PROBLEM TO WORK ON
Repeat exactly the lines running from the first line of the data to the line containing "O2-Ar [9]', '[17]-[19]'];", both ends included, and nothing else; drop the pictures.

━━━━━ DATA

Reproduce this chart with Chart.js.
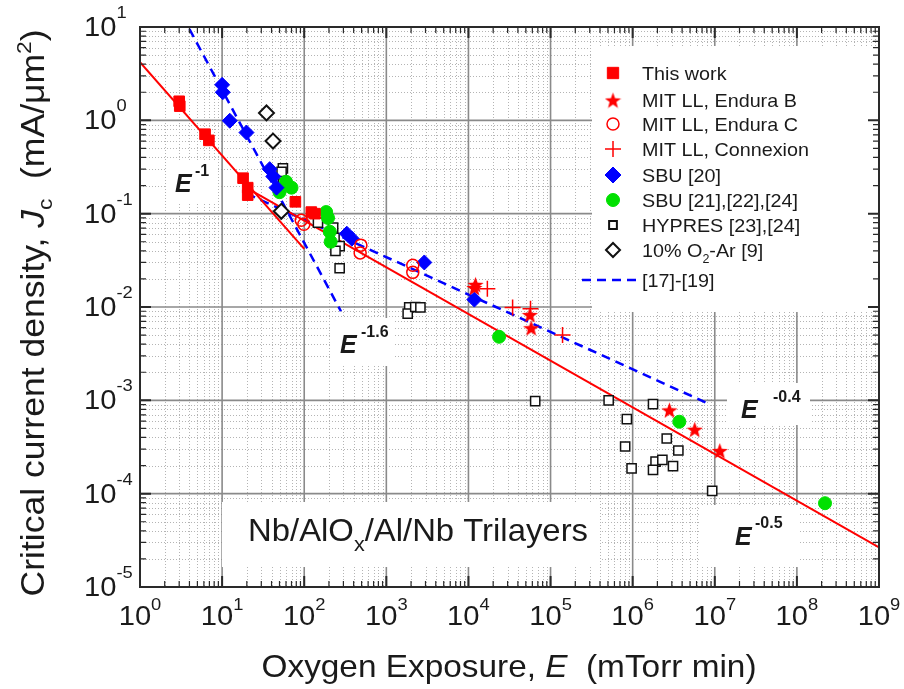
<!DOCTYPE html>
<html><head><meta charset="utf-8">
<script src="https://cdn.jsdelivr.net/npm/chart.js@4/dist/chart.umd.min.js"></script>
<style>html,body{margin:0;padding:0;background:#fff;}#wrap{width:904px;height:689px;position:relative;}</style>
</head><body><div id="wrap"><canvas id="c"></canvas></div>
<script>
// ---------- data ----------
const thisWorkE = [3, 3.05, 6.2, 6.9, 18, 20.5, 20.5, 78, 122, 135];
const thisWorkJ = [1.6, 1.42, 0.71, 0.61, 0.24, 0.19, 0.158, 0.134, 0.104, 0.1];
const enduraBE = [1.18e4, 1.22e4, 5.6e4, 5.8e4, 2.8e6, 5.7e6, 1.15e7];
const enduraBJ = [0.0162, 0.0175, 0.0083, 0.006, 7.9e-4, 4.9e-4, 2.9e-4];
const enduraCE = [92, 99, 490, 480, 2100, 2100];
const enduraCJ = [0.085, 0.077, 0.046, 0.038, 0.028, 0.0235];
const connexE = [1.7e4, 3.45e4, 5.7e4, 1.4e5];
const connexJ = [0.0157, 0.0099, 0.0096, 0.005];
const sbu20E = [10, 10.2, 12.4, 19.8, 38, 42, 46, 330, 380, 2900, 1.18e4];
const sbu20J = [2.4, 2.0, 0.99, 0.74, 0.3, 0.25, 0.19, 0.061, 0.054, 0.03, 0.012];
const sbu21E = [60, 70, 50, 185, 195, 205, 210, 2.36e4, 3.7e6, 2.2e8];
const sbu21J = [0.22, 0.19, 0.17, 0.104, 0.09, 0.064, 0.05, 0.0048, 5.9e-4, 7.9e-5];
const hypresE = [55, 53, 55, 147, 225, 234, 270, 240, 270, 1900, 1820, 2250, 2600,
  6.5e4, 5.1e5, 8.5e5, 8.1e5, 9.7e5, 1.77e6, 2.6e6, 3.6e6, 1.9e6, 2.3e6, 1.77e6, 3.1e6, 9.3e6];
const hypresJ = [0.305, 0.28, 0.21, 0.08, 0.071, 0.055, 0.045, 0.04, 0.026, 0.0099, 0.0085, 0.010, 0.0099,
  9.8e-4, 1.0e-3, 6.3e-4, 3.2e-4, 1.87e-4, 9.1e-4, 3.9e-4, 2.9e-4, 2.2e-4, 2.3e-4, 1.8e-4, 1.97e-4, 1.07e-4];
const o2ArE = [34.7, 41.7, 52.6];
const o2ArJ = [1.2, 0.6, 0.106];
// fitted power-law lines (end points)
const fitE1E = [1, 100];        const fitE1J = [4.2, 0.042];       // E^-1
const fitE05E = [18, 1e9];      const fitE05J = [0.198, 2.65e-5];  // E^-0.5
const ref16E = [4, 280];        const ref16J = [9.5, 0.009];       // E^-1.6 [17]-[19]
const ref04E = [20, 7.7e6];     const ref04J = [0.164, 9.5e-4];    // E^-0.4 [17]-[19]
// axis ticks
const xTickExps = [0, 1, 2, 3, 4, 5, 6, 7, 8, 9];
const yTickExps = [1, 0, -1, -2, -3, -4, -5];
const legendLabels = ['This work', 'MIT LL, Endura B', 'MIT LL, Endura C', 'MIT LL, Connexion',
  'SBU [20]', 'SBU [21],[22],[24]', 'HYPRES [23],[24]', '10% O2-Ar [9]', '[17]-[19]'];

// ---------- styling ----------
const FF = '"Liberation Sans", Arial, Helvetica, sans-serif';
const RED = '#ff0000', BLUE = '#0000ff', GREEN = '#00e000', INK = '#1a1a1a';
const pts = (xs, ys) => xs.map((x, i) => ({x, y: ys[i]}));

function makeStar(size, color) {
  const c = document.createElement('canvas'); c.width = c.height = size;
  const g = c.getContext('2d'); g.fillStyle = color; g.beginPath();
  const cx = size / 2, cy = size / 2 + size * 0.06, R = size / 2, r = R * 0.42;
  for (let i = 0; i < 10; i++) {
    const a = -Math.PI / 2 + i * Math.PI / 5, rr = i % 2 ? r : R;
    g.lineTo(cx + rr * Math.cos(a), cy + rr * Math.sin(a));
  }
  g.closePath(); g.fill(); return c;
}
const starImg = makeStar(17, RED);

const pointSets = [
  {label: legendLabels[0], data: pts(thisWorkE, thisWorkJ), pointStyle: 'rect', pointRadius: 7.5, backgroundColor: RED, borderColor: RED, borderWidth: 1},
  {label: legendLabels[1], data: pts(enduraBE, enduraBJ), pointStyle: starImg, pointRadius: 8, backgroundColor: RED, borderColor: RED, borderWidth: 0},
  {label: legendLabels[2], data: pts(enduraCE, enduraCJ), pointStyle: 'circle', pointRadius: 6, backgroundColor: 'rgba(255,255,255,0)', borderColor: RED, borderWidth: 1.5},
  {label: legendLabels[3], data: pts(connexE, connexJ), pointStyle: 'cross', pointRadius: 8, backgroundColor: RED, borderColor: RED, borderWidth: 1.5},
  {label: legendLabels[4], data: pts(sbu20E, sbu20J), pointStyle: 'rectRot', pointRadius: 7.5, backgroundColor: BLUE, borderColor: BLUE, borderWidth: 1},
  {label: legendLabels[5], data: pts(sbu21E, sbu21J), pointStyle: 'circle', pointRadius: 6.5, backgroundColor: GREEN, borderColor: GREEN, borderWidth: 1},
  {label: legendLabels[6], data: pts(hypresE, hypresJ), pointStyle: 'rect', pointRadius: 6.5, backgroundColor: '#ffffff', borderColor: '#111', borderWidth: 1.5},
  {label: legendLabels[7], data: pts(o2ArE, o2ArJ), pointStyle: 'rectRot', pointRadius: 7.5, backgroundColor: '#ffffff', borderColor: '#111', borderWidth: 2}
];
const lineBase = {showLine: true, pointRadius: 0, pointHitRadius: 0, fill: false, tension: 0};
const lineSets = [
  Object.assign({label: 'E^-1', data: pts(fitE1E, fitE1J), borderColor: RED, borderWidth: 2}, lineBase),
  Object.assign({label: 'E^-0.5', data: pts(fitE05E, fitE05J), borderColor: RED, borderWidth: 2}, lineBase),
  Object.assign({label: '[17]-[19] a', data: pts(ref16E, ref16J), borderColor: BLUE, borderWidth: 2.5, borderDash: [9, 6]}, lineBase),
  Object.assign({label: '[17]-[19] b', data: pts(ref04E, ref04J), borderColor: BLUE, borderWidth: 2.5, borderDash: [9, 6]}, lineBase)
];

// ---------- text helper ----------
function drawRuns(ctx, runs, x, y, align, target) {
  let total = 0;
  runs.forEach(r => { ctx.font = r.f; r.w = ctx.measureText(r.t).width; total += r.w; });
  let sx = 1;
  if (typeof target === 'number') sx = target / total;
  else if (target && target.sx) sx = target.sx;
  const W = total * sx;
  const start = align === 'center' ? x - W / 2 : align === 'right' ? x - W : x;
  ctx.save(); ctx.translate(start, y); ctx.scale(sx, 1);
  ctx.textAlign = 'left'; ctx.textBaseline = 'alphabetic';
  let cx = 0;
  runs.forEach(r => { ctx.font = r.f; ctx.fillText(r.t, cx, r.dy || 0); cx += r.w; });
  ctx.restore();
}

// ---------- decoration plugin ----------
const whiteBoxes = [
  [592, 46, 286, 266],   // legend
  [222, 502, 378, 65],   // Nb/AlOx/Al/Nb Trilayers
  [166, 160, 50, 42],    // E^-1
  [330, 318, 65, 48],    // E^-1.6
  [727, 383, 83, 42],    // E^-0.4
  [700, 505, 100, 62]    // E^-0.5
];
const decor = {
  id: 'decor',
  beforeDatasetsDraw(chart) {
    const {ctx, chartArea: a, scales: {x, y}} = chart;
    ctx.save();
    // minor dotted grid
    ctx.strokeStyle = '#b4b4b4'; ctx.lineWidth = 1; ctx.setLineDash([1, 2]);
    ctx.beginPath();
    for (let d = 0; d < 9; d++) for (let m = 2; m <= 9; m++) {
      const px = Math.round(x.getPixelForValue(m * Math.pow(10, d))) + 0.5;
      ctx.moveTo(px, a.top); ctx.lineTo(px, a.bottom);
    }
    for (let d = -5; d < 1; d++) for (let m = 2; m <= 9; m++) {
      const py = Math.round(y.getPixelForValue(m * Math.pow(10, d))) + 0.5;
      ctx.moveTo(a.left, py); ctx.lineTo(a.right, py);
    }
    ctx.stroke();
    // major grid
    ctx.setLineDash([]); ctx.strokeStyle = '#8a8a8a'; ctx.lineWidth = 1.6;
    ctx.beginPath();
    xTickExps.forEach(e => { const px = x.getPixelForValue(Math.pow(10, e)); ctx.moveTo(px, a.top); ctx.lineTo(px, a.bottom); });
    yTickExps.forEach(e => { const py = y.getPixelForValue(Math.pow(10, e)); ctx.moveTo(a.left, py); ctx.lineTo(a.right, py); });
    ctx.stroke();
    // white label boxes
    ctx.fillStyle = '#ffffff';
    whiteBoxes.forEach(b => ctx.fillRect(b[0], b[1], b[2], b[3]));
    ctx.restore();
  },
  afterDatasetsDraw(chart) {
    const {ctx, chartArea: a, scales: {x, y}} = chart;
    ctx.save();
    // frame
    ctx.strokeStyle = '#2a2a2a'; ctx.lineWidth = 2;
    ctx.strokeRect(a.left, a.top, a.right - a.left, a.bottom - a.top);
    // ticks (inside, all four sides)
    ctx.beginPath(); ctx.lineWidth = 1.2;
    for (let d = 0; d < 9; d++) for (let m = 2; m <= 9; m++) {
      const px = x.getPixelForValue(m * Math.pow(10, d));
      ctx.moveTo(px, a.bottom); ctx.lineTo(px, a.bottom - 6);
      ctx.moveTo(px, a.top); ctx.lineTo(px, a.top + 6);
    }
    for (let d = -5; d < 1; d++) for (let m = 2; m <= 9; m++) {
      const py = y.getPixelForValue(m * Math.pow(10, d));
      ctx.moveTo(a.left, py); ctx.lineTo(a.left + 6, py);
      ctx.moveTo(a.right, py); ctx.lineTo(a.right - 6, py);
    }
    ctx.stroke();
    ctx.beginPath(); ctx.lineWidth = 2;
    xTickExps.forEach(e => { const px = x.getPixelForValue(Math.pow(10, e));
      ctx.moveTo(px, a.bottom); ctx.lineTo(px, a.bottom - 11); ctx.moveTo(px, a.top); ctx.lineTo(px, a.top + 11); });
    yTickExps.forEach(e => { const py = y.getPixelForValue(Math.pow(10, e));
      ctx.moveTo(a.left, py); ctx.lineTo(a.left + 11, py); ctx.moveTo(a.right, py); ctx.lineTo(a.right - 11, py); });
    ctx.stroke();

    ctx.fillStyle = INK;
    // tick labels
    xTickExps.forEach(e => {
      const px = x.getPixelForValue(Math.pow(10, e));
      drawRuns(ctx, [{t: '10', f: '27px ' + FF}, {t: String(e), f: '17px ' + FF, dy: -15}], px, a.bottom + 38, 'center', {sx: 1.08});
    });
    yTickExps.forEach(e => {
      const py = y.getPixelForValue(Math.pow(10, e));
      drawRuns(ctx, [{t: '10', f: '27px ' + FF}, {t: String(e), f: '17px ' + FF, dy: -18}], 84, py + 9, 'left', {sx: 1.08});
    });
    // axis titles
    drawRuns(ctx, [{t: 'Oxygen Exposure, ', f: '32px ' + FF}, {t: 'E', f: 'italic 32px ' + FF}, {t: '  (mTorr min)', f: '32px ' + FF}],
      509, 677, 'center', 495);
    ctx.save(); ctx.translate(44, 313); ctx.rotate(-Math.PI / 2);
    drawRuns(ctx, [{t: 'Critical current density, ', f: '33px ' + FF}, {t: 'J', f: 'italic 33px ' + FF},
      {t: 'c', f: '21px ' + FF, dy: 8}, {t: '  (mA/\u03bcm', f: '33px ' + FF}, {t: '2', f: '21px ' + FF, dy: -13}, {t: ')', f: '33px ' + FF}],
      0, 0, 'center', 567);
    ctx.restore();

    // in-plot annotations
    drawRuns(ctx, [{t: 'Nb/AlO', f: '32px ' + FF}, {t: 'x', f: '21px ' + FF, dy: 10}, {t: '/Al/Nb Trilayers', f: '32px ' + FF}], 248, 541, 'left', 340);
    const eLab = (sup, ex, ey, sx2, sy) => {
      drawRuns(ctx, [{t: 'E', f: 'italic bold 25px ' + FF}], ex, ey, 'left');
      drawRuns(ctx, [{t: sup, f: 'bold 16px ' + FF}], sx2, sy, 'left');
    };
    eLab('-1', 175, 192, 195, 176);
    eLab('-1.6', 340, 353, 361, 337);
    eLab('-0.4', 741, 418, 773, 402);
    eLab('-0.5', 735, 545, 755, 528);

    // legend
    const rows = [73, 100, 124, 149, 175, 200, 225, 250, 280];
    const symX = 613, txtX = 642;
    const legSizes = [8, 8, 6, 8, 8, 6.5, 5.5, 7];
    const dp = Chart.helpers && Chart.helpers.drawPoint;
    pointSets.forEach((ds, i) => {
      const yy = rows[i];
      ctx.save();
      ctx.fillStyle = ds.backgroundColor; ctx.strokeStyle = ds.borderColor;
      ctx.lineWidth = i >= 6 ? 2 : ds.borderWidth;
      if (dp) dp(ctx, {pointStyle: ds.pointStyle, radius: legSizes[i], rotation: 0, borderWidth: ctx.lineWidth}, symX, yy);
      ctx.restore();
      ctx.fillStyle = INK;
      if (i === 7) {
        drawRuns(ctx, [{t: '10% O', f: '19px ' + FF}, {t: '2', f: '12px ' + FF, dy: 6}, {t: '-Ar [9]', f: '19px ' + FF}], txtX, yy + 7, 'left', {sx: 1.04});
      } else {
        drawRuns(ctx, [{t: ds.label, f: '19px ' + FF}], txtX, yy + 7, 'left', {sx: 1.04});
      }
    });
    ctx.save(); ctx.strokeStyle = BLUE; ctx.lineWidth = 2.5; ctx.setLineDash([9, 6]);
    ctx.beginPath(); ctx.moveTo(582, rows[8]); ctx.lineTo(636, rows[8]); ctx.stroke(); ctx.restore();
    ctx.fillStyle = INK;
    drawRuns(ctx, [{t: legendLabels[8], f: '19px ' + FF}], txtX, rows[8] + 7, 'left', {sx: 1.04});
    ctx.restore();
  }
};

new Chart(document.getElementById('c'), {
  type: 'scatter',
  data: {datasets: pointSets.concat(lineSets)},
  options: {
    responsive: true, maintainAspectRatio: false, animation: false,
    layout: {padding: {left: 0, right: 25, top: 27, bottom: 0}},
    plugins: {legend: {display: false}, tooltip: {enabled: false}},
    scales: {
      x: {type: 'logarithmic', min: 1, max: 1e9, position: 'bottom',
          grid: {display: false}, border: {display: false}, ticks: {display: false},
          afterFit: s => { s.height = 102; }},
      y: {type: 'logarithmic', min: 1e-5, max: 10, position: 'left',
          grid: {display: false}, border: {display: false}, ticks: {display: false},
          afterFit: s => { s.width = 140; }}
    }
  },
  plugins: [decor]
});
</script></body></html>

━━━━━━━━━━

OUTPUT BELOW
Reproduce this chart with Chart.js.
<!DOCTYPE html>
<html><head><meta charset="utf-8">
<script src="https://cdn.jsdelivr.net/npm/chart.js@4/dist/chart.umd.min.js"></script>
<style>html,body{margin:0;padding:0;background:#fff;}#wrap{width:904px;height:689px;position:relative;}</style>
</head><body><div id="wrap"><canvas id="c"></canvas></div>
<script>
// ---------- data ----------
const thisWorkE = [3, 3.05, 6.2, 6.9, 18, 20.5, 20.5, 78, 122, 135];
const thisWorkJ = [1.6, 1.42, 0.71, 0.61, 0.24, 0.19, 0.158, 0.134, 0.104, 0.1];
const enduraBE = [1.18e4, 1.22e4, 5.6e4, 5.8e4, 2.8e6, 5.7e6, 1.15e7];
const enduraBJ = [0.0162, 0.0175, 0.0083, 0.006, 7.9e-4, 4.9e-4, 2.9e-4];
const enduraCE = [92, 99, 490, 480, 2100, 2100];
const enduraCJ = [0.085, 0.077, 0.046, 0.038, 0.028, 0.0235];
const connexE = [1.7e4, 3.45e4, 5.7e4, 1.4e5];
const connexJ = [0.0157, 0.0099, 0.0096, 0.005];
const sbu20E = [10, 10.2, 12.4, 19.8, 38, 42, 46, 330, 380, 2900, 1.18e4];
const sbu20J = [2.4, 2.0, 0.99, 0.74, 0.3, 0.25, 0.19, 0.061, 0.054, 0.03, 0.012];
const sbu21E = [60, 70, 50, 185, 195, 205, 210, 2.36e4, 3.7e6, 2.2e8];
const sbu21J = [0.22, 0.19, 0.17, 0.104, 0.09, 0.064, 0.05, 0.0048, 5.9e-4, 7.9e-5];
const hypresE = [55, 53, 55, 147, 225, 234, 270, 240, 270, 1900, 1820, 2250, 2600,
  6.5e4, 5.1e5, 8.5e5, 8.1e5, 9.7e5, 1.77e6, 2.6e6, 3.6e6, 1.9e6, 2.3e6, 1.77e6, 3.1e6, 9.3e6];
const hypresJ = [0.305, 0.28, 0.21, 0.08, 0.071, 0.055, 0.045, 0.04, 0.026, 0.0099, 0.0085, 0.010, 0.0099,
  9.8e-4, 1.0e-3, 6.3e-4, 3.2e-4, 1.87e-4, 9.1e-4, 3.9e-4, 2.9e-4, 2.2e-4, 2.3e-4, 1.8e-4, 1.97e-4, 1.07e-4];
const o2ArE = [34.7, 41.7, 52.6];
const o2ArJ = [1.2, 0.6, 0.106];
// fitted power-law lines (end points)
const fitE1E = [1, 100];        const fitE1J = [4.2, 0.042];       // E^-1
const fitE05E = [18, 1e9];      const fitE05J = [0.198, 2.65e-5];  // E^-0.5
const ref16E = [4, 280];        const ref16J = [9.5, 0.009];       // E^-1.6 [17]-[19]
const ref04E = [20, 7.7e6];     const ref04J = [0.164, 9.5e-4];    // E^-0.4 [17]-[19]
// axis ticks
const xTickExps = [0, 1, 2, 3, 4, 5, 6, 7, 8, 9];
const yTickExps = [1, 0, -1, -2, -3, -4, -5];
const legendLabels = ['This work', 'MIT LL, Endura B', 'MIT LL, Endura C', 'MIT LL, Connexion',
  'SBU [20]', 'SBU [21],[22],[24]', 'HYPRES [23],[24]', '10% O2-Ar [9]', '[17]-[19]'];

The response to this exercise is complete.